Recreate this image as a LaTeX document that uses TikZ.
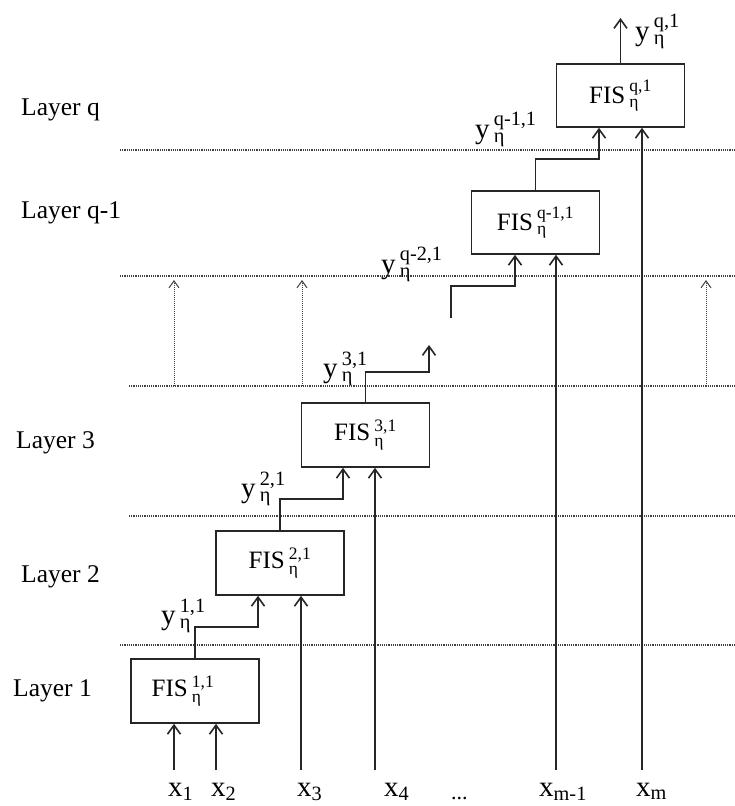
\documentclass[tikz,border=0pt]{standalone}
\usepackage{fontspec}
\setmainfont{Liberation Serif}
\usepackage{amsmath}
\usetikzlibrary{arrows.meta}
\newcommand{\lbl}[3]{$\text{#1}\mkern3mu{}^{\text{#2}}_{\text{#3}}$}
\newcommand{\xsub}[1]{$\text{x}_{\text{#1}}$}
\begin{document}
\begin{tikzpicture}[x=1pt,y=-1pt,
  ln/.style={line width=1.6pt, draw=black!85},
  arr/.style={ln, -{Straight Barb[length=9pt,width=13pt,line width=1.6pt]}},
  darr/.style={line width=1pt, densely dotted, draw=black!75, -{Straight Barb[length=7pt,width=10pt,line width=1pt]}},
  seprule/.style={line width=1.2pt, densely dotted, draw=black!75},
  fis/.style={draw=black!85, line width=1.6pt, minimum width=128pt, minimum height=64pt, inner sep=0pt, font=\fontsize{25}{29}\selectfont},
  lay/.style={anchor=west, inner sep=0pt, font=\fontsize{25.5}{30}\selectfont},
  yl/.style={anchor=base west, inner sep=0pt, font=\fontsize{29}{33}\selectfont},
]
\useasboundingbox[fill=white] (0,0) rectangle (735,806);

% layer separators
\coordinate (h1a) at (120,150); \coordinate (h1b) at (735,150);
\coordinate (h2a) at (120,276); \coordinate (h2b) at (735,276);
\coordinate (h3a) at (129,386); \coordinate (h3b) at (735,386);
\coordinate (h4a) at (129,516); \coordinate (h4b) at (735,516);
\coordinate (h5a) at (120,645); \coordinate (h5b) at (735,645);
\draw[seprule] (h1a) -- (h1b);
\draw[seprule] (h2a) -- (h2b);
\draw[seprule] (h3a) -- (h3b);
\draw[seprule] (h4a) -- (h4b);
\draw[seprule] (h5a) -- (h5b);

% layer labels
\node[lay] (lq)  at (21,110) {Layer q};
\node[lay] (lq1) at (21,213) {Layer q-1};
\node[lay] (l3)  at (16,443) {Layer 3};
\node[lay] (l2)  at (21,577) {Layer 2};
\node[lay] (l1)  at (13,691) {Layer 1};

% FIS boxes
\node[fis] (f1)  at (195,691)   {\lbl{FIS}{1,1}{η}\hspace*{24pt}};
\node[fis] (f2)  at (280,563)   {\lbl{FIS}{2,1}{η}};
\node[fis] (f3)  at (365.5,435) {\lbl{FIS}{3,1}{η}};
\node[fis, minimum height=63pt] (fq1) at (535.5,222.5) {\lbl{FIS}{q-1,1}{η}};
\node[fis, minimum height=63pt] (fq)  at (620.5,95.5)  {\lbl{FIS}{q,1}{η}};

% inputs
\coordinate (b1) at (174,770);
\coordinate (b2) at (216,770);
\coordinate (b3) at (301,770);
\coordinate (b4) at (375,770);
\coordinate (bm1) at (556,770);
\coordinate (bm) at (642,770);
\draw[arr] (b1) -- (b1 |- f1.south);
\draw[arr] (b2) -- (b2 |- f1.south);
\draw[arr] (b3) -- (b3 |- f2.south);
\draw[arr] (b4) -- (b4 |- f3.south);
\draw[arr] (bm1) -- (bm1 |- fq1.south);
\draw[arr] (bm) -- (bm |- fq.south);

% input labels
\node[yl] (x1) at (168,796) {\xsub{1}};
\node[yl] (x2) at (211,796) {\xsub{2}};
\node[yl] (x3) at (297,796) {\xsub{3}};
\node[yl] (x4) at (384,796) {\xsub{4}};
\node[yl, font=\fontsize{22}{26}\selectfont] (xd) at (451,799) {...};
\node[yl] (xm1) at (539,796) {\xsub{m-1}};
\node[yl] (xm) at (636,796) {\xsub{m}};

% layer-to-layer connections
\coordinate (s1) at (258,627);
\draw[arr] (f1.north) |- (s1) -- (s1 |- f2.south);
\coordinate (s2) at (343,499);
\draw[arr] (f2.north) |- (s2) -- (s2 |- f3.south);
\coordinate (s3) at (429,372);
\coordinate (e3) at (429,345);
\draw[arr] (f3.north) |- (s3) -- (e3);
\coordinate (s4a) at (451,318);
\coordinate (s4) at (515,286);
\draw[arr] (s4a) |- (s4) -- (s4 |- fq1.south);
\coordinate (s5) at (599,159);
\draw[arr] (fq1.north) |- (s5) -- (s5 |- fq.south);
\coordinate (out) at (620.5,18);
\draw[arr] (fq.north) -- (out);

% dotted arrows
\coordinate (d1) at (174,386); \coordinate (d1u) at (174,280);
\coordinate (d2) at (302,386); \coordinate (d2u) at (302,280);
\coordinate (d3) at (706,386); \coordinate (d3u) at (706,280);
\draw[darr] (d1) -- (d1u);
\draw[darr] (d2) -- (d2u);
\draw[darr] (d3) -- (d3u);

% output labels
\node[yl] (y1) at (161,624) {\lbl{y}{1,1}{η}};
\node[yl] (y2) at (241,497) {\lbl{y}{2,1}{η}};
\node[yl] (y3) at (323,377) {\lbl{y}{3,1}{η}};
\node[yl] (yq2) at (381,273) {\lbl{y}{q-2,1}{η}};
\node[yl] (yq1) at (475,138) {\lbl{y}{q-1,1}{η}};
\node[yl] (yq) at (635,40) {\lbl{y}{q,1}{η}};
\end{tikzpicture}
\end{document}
--
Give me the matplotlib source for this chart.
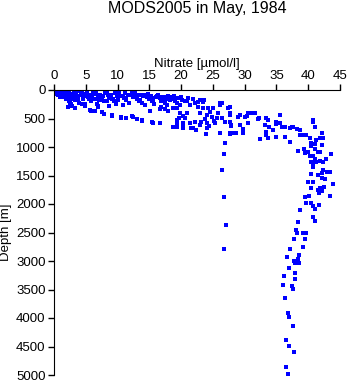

:: Stated problem ::
From the data above, work out how many lines contain the string "this" and reply with only the number.

:: Written solution ::
2